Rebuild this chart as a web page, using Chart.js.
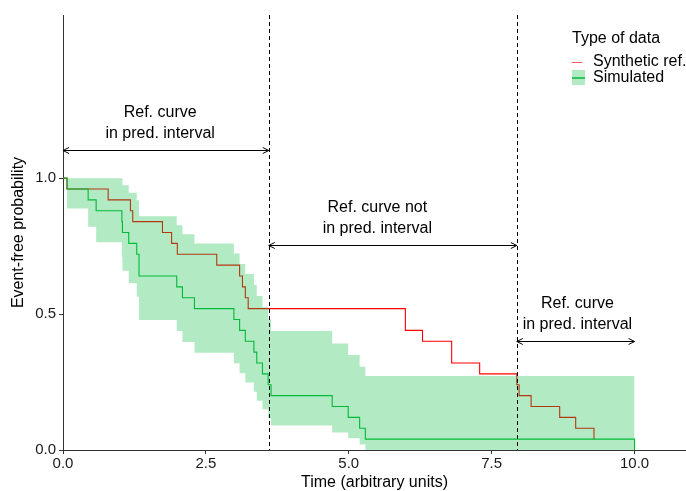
<!DOCTYPE html>
<html>
<head>
<meta charset="utf-8">
<script src="https://cdn.jsdelivr.net/npm/chart.js@4/dist/chart.umd.min.js"></script>
<style>
  html, body { margin: 0; padding: 0; background: #fff; }
  #wrap { width: 686px; height: 491px; }
</style>
</head>
<body>
<div id="wrap"><canvas id="kmChart"></canvas></div>
<script>
// synthetic reference curve
const refTimes = [0, 0.07, 0.79, 1.18, 1.22, 1.74, 1.90, 2.00, 2.69, 3.09, 3.14, 3.19, 3.24, 5.99, 6.29, 6.80, 7.29, 7.94, 7.98, 8.19, 8.69, 8.97, 9.29];
const refSurv  = [1, 0.96, 0.92, 0.88, 0.84, 0.80, 0.76, 0.72, 0.68, 0.64, 0.60, 0.56, 0.52, 0.44, 0.40, 0.32, 0.28, 0.24, 0.20, 0.16, 0.12, 0.08, 0.04];

// simulated curve and its prediction interval (same time grid)
const simTimes  = [0, 0.07, 0.44, 0.58, 1.03, 1.04, 1.15, 1.29, 1.33, 1.99, 2.09, 2.30, 2.99, 3.09, 3.19, 3.34, 3.39, 3.49, 3.59, 3.64, 4.71, 4.99, 5.19, 5.29, 10];
const simSurv   = [1, 0.96, 0.92, 0.88, 0.84, 0.80, 0.76, 0.72, 0.64, 0.60, 0.56, 0.52, 0.48, 0.44, 0.40, 0.36, 0.32, 0.28, 0.24, 0.20, 0.16, 0.12, 0.08, 0.04, 0];
const bandUpper = [1, 1, 1, 1, 1, 0.974, 0.946, 0.919, 0.86, 0.827, 0.794, 0.76, 0.723, 0.684, 0.647, 0.607, 0.566, 0.525, 0.48, 0.438, 0.392, 0.349, 0.306, 0.272, 0.272];
const bandLower = [1, 0.888, 0.821, 0.764, 0.711, 0.659, 0.613, 0.564, 0.478, 0.438, 0.397, 0.358, 0.319, 0.282, 0.248, 0.214, 0.181, 0.15, 0.117, 0.09, 0.064, 0.043, 0.02, 0, 0];

const xTicks = [0, 2.5, 5, 7.5, 10];
const yTicks = [0, 0.5, 1];

// annotation spans
const cutTimes = [3.6, 7.94];
const spanStart = [0, 3.6, 7.94];
const spanEnd = [3.6, 7.94, 10];
const spanLevel = [1.103, 0.754, 0.40];
const spanLabelX = [1.7, 5.5, 9.0];
const spanLabels = [
    ["Ref. curve", "in pred. interval"],
    ["Ref. curve not", "in pred. interval"],
    ["Ref. curve", "in pred. interval"]
];

const FONT = '"Liberation Sans", Arial, sans-serif';
const GREEN = '#00ba38';
const BAND = 'rgba(0,186,56,0.3)';
const RED = '#ff0000';

const toPoints = (xs, ys) => xs.map((x, i) => ({x: x, y: ys[i]}));

function arrowHead(ctx, px, py, dir) {
    ctx.beginPath();
    ctx.moveTo(px - dir * 6, py - 3);
    ctx.lineTo(px, py);
    ctx.lineTo(px - dir * 6, py + 3);
    ctx.stroke();
}

const overlay = {
    id: 'overlay',
    afterDatasetsDraw(chart) {
        const {ctx, chartArea} = chart;
        const x = chart.scales.x, y = chart.scales.y;
        ctx.save();
        ctx.strokeStyle = '#000';
        ctx.fillStyle = '#000';
        ctx.lineWidth = 1;

        // dashed cut lines
        ctx.setLineDash([4, 3]);
        cutTimes.forEach(t => {
            const px = Math.round(x.getPixelForValue(t)) + 0.5;
            ctx.beginPath();
            ctx.moveTo(px, chartArea.top);
            ctx.lineTo(px, chartArea.bottom);
            ctx.stroke();
        });
        ctx.setLineDash([]);

        // double arrows + labels
        ctx.font = '16px ' + FONT;
        ctx.textAlign = 'center';
        ctx.textBaseline = 'middle';
        spanStart.forEach((s, i) => {
            const x0 = x.getPixelForValue(s);
            const x1 = x.getPixelForValue(spanEnd[i]);
            const py = Math.round(y.getPixelForValue(spanLevel[i])) + 0.5;
            ctx.beginPath();
            ctx.moveTo(x0, py);
            ctx.lineTo(x1, py);
            ctx.stroke();
            arrowHead(ctx, x0, py, -1);
            arrowHead(ctx, x1, py, 1);
            const lx = x.getPixelForValue(spanLabelX[i]);
            ctx.fillText(spanLabels[i][0], lx, py - 38);
            ctx.fillText(spanLabels[i][1], lx, py - 17);
        });

        // legend
        ctx.textAlign = 'left';
        ctx.fillText('Type of data', 572, 39);
        ctx.strokeStyle = 'rgba(255,0,0,0.65)';
        ctx.beginPath();
        ctx.moveTo(572, 62.5);
        ctx.lineTo(582, 62.5);
        ctx.stroke();
        ctx.fillStyle = BAND;
        ctx.fillRect(572, 70, 13, 15);
        ctx.strokeStyle = GREEN;
        ctx.lineWidth = 1.5;
        ctx.beginPath();
        ctx.moveTo(572, 78);
        ctx.lineTo(585, 78);
        ctx.stroke();
        ctx.fillStyle = '#000';
        ctx.fillText('Synthetic ref.', 593, 62);
        ctx.fillText('Simulated', 593, 78);

        // axis titles
        ctx.textAlign = 'center';
        ctx.fillText('Time (arbitrary units)', (chartArea.left + chartArea.right) / 2, 483);
        ctx.translate(19, (chartArea.top + chartArea.bottom) / 2);
        ctx.rotate(-Math.PI / 2);
        ctx.fillText('Event-free probability', 0, 0);
        ctx.restore();
    }
};

const stepLine = (data, color) => ({
    data: data,
    borderColor: color,
    borderWidth: 1.1,
    stepped: 'before',
    pointRadius: 0,
    fill: false
});

new Chart(document.getElementById('kmChart'), {
    type: 'line',
    data: {
        datasets: [
            stepLine(toPoints(simTimes, simSurv), GREEN),
            {
                data: toPoints(simTimes, bandUpper),
                borderWidth: 0,
                borderColor: 'rgba(0,0,0,0)',
                stepped: 'before',
                pointRadius: 0,
                fill: false
            },
            {
                data: toPoints(simTimes, bandLower),
                borderWidth: 0,
                borderColor: 'rgba(0,0,0,0)',
                backgroundColor: BAND,
                stepped: 'before',
                pointRadius: 0,
                fill: '-1'
            },
            stepLine(toPoints(refTimes, refSurv), RED)
        ]
    },
    options: {
        responsive: true,
        maintainAspectRatio: false,
        animation: false,
        layout: {padding: {top: 15, right: 0, left: 0, bottom: 0}},
        scales: {
            x: {
                type: 'linear',
                min: 0,
                max: 10.9,
                afterBuildTicks: scale => { scale.ticks = xTicks.map(v => ({value: v})); },
                afterFit: scale => { scale.height = 41; },
                grid: {drawOnChartArea: false, drawTicks: true, tickLength: 4, color: '#333'},
                border: {display: true, color: '#333', width: 1},
                ticks: {
                    color: '#1a1a1a',
                    font: {family: FONT, size: 15},
                    padding: 1,
                    maxRotation: 0,
                    callback: v => v.toFixed(1)
                }
            },
            y: {
                min: 0,
                max: 1.6,
                afterBuildTicks: scale => { scale.ticks = yTicks.map(v => ({value: v})); },
                afterFit: scale => { scale.width = 63; },
                grid: {drawOnChartArea: false, drawTicks: true, tickLength: 4, color: '#333'},
                border: {display: true, color: '#333', width: 1},
                ticks: {
                    color: '#1a1a1a',
                    font: {family: FONT, size: 15},
                    padding: 3,
                    callback: v => v.toFixed(1)
                }
            }
        },
        plugins: {
            legend: {display: false},
            tooltip: {enabled: false}
        }
    },
    plugins: [overlay]
});
</script>
</body>
</html>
***
### PROBLEM TO WORK ON
From the first line of the material down to the line containing "0.12, 0.08, 0.04];", inclusive, return each line exactly, skipping any picture.

### FULL RESPONSE
Rebuild this chart as a web page, using Chart.js.
<!DOCTYPE html>
<html>
<head>
<meta charset="utf-8">
<script src="https://cdn.jsdelivr.net/npm/chart.js@4/dist/chart.umd.min.js"></script>
<style>
  html, body { margin: 0; padding: 0; background: #fff; }
  #wrap { width: 686px; height: 491px; }
</style>
</head>
<body>
<div id="wrap"><canvas id="kmChart"></canvas></div>
<script>
// synthetic reference curve
const refTimes = [0, 0.07, 0.79, 1.18, 1.22, 1.74, 1.90, 2.00, 2.69, 3.09, 3.14, 3.19, 3.24, 5.99, 6.29, 6.80, 7.29, 7.94, 7.98, 8.19, 8.69, 8.97, 9.29];
const refSurv  = [1, 0.96, 0.92, 0.88, 0.84, 0.80, 0.76, 0.72, 0.68, 0.64, 0.60, 0.56, 0.52, 0.44, 0.40, 0.32, 0.28, 0.24, 0.20, 0.16, 0.12, 0.08, 0.04];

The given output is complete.